When you jump from a plane you experience wind resistance. This causes a drag force that presses on your skin from the moment you exit the aircraft. As this drag slows your horizontal velocity your internal organs press against the inside of your skin and ribcage, eliminating the “floating guts” sensation. This is the reason why jumping from a moving plane while skydiving doesn’t cause vomiting.
It’s a result of our atmosphere (Air). When you start to fall, the force of gravity speeds you up, but the air is making a drag force in the opposite direction. The faster you go, the stronger the drag. Terminal velocity is the speed when drag force perfectly cancels out the gravity force, so you don’t speed up any further.
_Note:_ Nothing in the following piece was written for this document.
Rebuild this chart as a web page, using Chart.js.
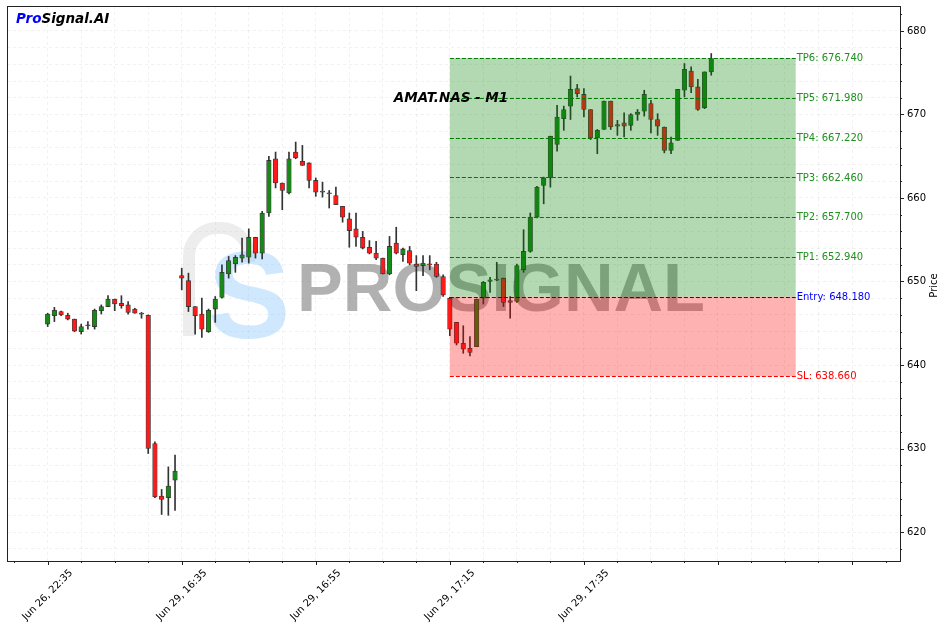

That speed, for the human body, is around 120 mph.
Body position while skydiving
Skydivers first learn to fall belly first into the wind.
- Falling belly first results in a more reliable deployment of the parachute, worn on the back.
- The airflow when exiting the aircraft comes from ahead.
Arching and extending the legs slightly results in better belly-first control; and relaxing the rest of the body results in smooth, on-heading fall.
- hips forward with back arched
- knees at shoulder width
- legs extended slightly, knees bent 45 degrees, toes pointed
- upper arms positioned 90 degrees or less from the torso and relaxed
- elbows bent 90-120 degrees, up, and relaxed
- head up
Learn more about skydiving here.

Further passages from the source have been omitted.